— BEGIN Dataset records —
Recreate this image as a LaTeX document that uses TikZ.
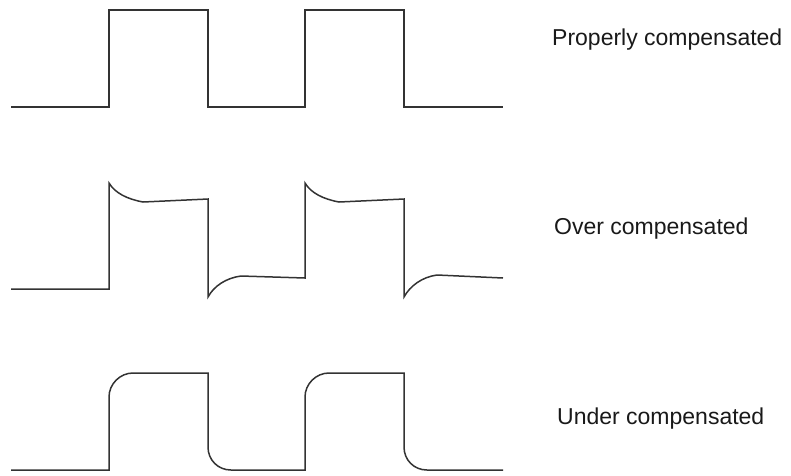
\documentclass[tikz,border=0pt]{standalone}
\usepackage{fontspec}
\setmainfont{Liberation Sans}
\usepackage{xcolor}
\usepackage{tikz}
\usetikzlibrary{positioning,calc}

\begin{document}
\begin{tikzpicture}[
            x=1pt, y=-1pt,
            every node/.style={font=\fontsize{23pt}{27pt}\selectfont, inner sep=0pt},
            lbl/.style={anchor=base west, text=black!90},
            wave/.style={line width=1.5pt, draw=black!80, line join=miter},
        ]
            \useasboundingbox (0,0) rectangle (791,475);

            % properly compensated
            \draw[wave] (11,107) -- (109,107) -- (109,10) -- (208,10) -- (208,107)
                -- (305,107) -- (305,10) -- (404,10) -- (404,107) -- (503,107);
            \node[lbl] (proper) at (552,45) {Properly compensated};

            % over compensated
            \draw[wave] (11,289) -- (109,289) -- (109,183)
                .. controls (115,193) and (127,199) .. (143,202) -- (208,199) -- (208,297)
                .. controls (214,286) and (226,278) .. (241,276) -- (305,278) -- (305,183)
                .. controls (311,193) and (323,199) .. (339,202) -- (404,199) -- (404,297)
                .. controls (410,286) and (422,277) .. (437,275) -- (503,278);
            \node[lbl] (over) at (554,234) {Over compensated};

            % under compensated
            \draw[wave] (11,470) -- (109,470) -- (109,397)
                .. controls (109,384) and (120,373) .. (133,373) -- (208,373) -- (208,447)
                .. controls (208,460) and (218,470) .. (231,470) -- (305,470) -- (305,397)
                .. controls (305,384) and (316,373) .. (329,373) -- (404,373) -- (404,447)
                .. controls (404,460) and (414,470) .. (427,470) -- (503,470);
            \node[lbl] (under) at (557,424) {Under compensated};
\end{tikzpicture}
\end{document}
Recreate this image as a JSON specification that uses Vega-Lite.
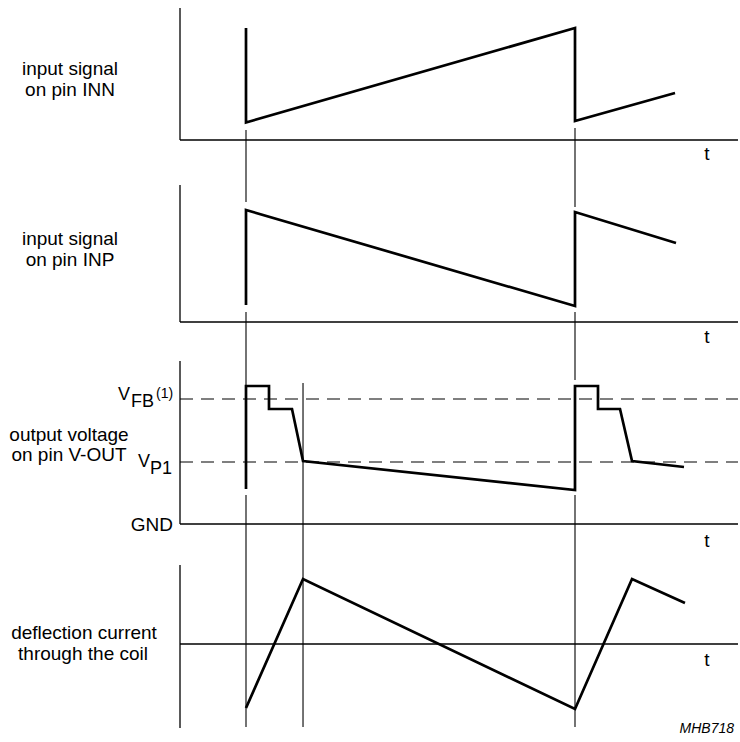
{
  "$schema": "https://vega.github.io/schema/vega-lite/v6.json",
  "width": 740,
  "height": 742,
  "padding": 0,
  "autosize": {"type": "fit", "contains": "padding"},
  "background": "white",
  "config": {"view": {"stroke": null}},
  "datasets": {
    "axes": [
      {"t": -0.2006, "h": 734, "t2": -0.2006, "h2": 602},
      {"t": -0.2006, "h": 602, "t2": 1.4954, "h2": 602},
      {"t": -0.2006, "h": 557, "t2": -0.2006, "h2": 420},
      {"t": -0.2006, "h": 420, "t2": 1.4954, "h2": 420},
      {"t": -0.2006, "h": 381, "t2": -0.2006, "h2": 218},
      {"t": -0.2006, "h": 218, "t2": 1.4954, "h2": 218},
      {"t": -0.2006, "h": 177, "t2": -0.2006, "h2": 14},
      {"t": -0.2006, "h": 98, "t2": 1.4954, "h2": 98}
    ],
    "markers": [
      {"t": 0, "h": 612, "h2": 540},
      {"t": 0, "h": 430, "h2": 356},
      {"t": 0, "h": 247, "h2": 15},
      {"t": 0.1733, "h": 359, "h2": 15},
      {"t": 1, "h": 614, "h2": 535},
      {"t": 1, "h": 430, "h2": 362},
      {"t": 1, "h": 247, "h2": 15}
    ],
    "levels": [
      {"name": "VFB", "t": -0.2006, "t2": 1.4954, "h": 343},
      {"name": "VP1", "t": -0.2006, "t2": 1.4954, "h": 280}
    ],
    "waves": [
      {"wave": "INN", "i": 0, "t": 0, "h": 714},
      {"wave": "INN", "i": 1, "t": 0, "h": 619.5},
      {"wave": "INN", "i": 2, "t": 1, "h": 714},
      {"wave": "INN", "i": 3, "t": 1, "h": 621},
      {"wave": "INN", "i": 4, "t": 1.304, "h": 649},
      {"wave": "INP", "i": 0, "t": 0, "h": 437},
      {"wave": "INP", "i": 1, "t": 0, "h": 532},
      {"wave": "INP", "i": 2, "t": 1, "h": 436},
      {"wave": "INP", "i": 3, "t": 1, "h": 530},
      {"wave": "INP", "i": 4, "t": 1.307, "h": 499},
      {"wave": "VOUT", "i": 0, "t": 0, "h": 253},
      {"wave": "VOUT", "i": 1, "t": 0, "h": 356},
      {"wave": "VOUT", "i": 2, "t": 0.0699, "h": 356},
      {"wave": "VOUT", "i": 3, "t": 0.0699, "h": 333},
      {"wave": "VOUT", "i": 4, "t": 0.1398, "h": 333},
      {"wave": "VOUT", "i": 5, "t": 0.1733, "h": 281},
      {"wave": "VOUT", "i": 6, "t": 1, "h": 252},
      {"wave": "VOUT", "i": 7, "t": 1, "h": 356},
      {"wave": "VOUT", "i": 8, "t": 1.0699, "h": 356},
      {"wave": "VOUT", "i": 9, "t": 1.0699, "h": 333},
      {"wave": "VOUT", "i": 10, "t": 1.1368, "h": 333},
      {"wave": "VOUT", "i": 11, "t": 1.1733, "h": 281},
      {"wave": "VOUT", "i": 12, "t": 1.3313, "h": 275},
      {"wave": "COIL", "i": 0, "t": 0, "h": 34},
      {"wave": "COIL", "i": 1, "t": 0.1733, "h": 163},
      {"wave": "COIL", "i": 2, "t": 1, "h": 33},
      {"wave": "COIL", "i": 3, "t": 1.1733, "h": 163},
      {"wave": "COIL", "i": 4, "t": 1.3343, "h": 139}
    ],
    "texts": [
      {"role": "label", "t": -0.535, "h": 667, "text": "input signal"},
      {"role": "label", "t": -0.535, "h": 646, "text": "on pin INN"},
      {"role": "label", "t": -0.535, "h": 497, "text": "input signal"},
      {"role": "label", "t": -0.535, "h": 476, "text": "on pin INP"},
      {"role": "label", "t": -0.538, "h": 301, "text": "output voltage"},
      {"role": "label", "t": -0.538, "h": 281, "text": "on pin V-OUT"},
      {"role": "label", "t": -0.4924, "h": 103, "text": "deflection current"},
      {"role": "label", "t": -0.4954, "h": 82, "text": "through the coil"},
      {"role": "sym", "t": -0.3891, "h": 342, "text": "V"},
      {"role": "sym", "t": -0.3495, "h": 335, "text": "FB"},
      {"role": "sup", "t": -0.2736, "h": 344, "text": "(1)"},
      {"role": "sym", "t": -0.3283, "h": 275, "text": "V"},
      {"role": "sym", "t": -0.2918, "h": 268, "text": "P1"},
      {"role": "right", "t": -0.2219, "h": 211, "text": "GND"},
      {"role": "axis", "t": 1.4012, "h": 582, "text": "t"},
      {"role": "axis", "t": 1.4012, "h": 399, "text": "t"},
      {"role": "axis", "t": 1.4012, "h": 195, "text": "t"},
      {"role": "axis", "t": 1.4012, "h": 76, "text": "t"},
      {"role": "code", "t": 1.4833, "h": 9, "text": "MHB718"}
    ]
  },
  "encoding": {
    "x": {"field": "t", "type": "quantitative", "scale": {"domain": [-0.74772, 1.50152], "zero": false, "nice": false}, "axis": null},
    "y": {"field": "h", "type": "quantitative", "scale": {"domain": [0, 742], "zero": false, "nice": false}, "axis": null}
  },
  "layer": [
    {
      "data": {"name": "axes"},
      "mark": {"type": "rule", "color": "#000000", "strokeWidth": 1.3},
      "encoding": {
        "x2": {"field": "t2"},
        "y2": {"field": "h2"}
      }
    },
    {
      "data": {"name": "markers"},
      "mark": {"type": "rule", "color": "#000000", "strokeWidth": 1.1},
      "encoding": {
        "y2": {"field": "h2"}
      }
    },
    {
      "data": {"name": "levels"},
      "mark": {"type": "rule", "color": "#000000", "strokeWidth": 1.2, "strokeDash": [13, 8]},
      "encoding": {
        "x2": {"field": "t2"}
      }
    },
    {
      "data": {"name": "waves"},
      "mark": {"type": "line", "color": "#000000", "strokeWidth": 2.7, "strokeJoin": "miter", "strokeCap": "butt"},
      "encoding": {
        "detail": {"field": "wave"},
        "order": {"field": "i", "type": "quantitative"}
      }
    },
    {
      "data": {"name": "texts"},
      "transform": [{"filter": "datum.role === 'label'"}],
      "mark": {"type": "text", "font": "Liberation Sans", "fontSize": 19, "align": "center", "baseline": "alphabetic", "color": "#000000"},
      "encoding": {"text": {"field": "text"}}
    },
    {
      "data": {"name": "texts"},
      "transform": [{"filter": "datum.role === 'sym'"}],
      "mark": {"type": "text", "font": "Liberation Sans", "fontSize": 18, "align": "left", "baseline": "alphabetic", "color": "#000000"},
      "encoding": {"text": {"field": "text"}}
    },
    {
      "data": {"name": "texts"},
      "transform": [{"filter": "datum.role === 'sup'"}],
      "mark": {"type": "text", "font": "Liberation Sans", "fontSize": 14, "align": "left", "baseline": "alphabetic", "color": "#000000"},
      "encoding": {"text": {"field": "text"}}
    },
    {
      "data": {"name": "texts"},
      "transform": [{"filter": "datum.role === 'right'"}],
      "mark": {"type": "text", "font": "Liberation Sans", "fontSize": 19, "align": "right", "baseline": "alphabetic", "color": "#000000"},
      "encoding": {"text": {"field": "text"}}
    },
    {
      "data": {"name": "texts"},
      "transform": [{"filter": "datum.role === 'axis'"}],
      "mark": {"type": "text", "font": "Liberation Sans", "fontSize": 19, "align": "center", "baseline": "alphabetic", "color": "#000000"},
      "encoding": {"text": {"field": "text"}}
    },
    {
      "data": {"name": "texts"},
      "transform": [{"filter": "datum.role === 'code'"}],
      "mark": {"type": "text", "font": "Liberation Sans", "fontSize": 14, "fontStyle": "italic", "align": "right", "baseline": "alphabetic", "color": "#000000"},
      "encoding": {"text": {"field": "text"}}
    }
  ]
}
— END Dataset records —
> [Stated task]:
Begin at the top of the records above and retype each line exactly until the line containing "(over) at (554,234)", which is included. Skip all pictures.

> [Written answer]:
Recreate this image as a LaTeX document that uses TikZ.
\documentclass[tikz,border=0pt]{standalone}
\usepackage{fontspec}
\setmainfont{Liberation Sans}
\usepackage{xcolor}
\usepackage{tikz}
\usetikzlibrary{positioning,calc}

\begin{document}
\begin{tikzpicture}[
            x=1pt, y=-1pt,
            every node/.style={font=\fontsize{23pt}{27pt}\selectfont, inner sep=0pt},
            lbl/.style={anchor=base west, text=black!90},
            wave/.style={line width=1.5pt, draw=black!80, line join=miter},
        ]
            \useasboundingbox (0,0) rectangle (791,475);

            % properly compensated
            \draw[wave] (11,107) -- (109,107) -- (109,10) -- (208,10) -- (208,107)
                -- (305,107) -- (305,10) -- (404,10) -- (404,107) -- (503,107);
            \node[lbl] (proper) at (552,45) {Properly compensated};

            % over compensated
            \draw[wave] (11,289) -- (109,289) -- (109,183)
                .. controls (115,193) and (127,199) .. (143,202) -- (208,199) -- (208,297)
                .. controls (214,286) and (226,278) .. (241,276) -- (305,278) -- (305,183)
                .. controls (311,193) and (323,199) .. (339,202) -- (404,199) -- (404,297)
                .. controls (410,286) and (422,277) .. (437,275) -- (503,278);
            \node[lbl] (over) at (554,234) {Over compensated};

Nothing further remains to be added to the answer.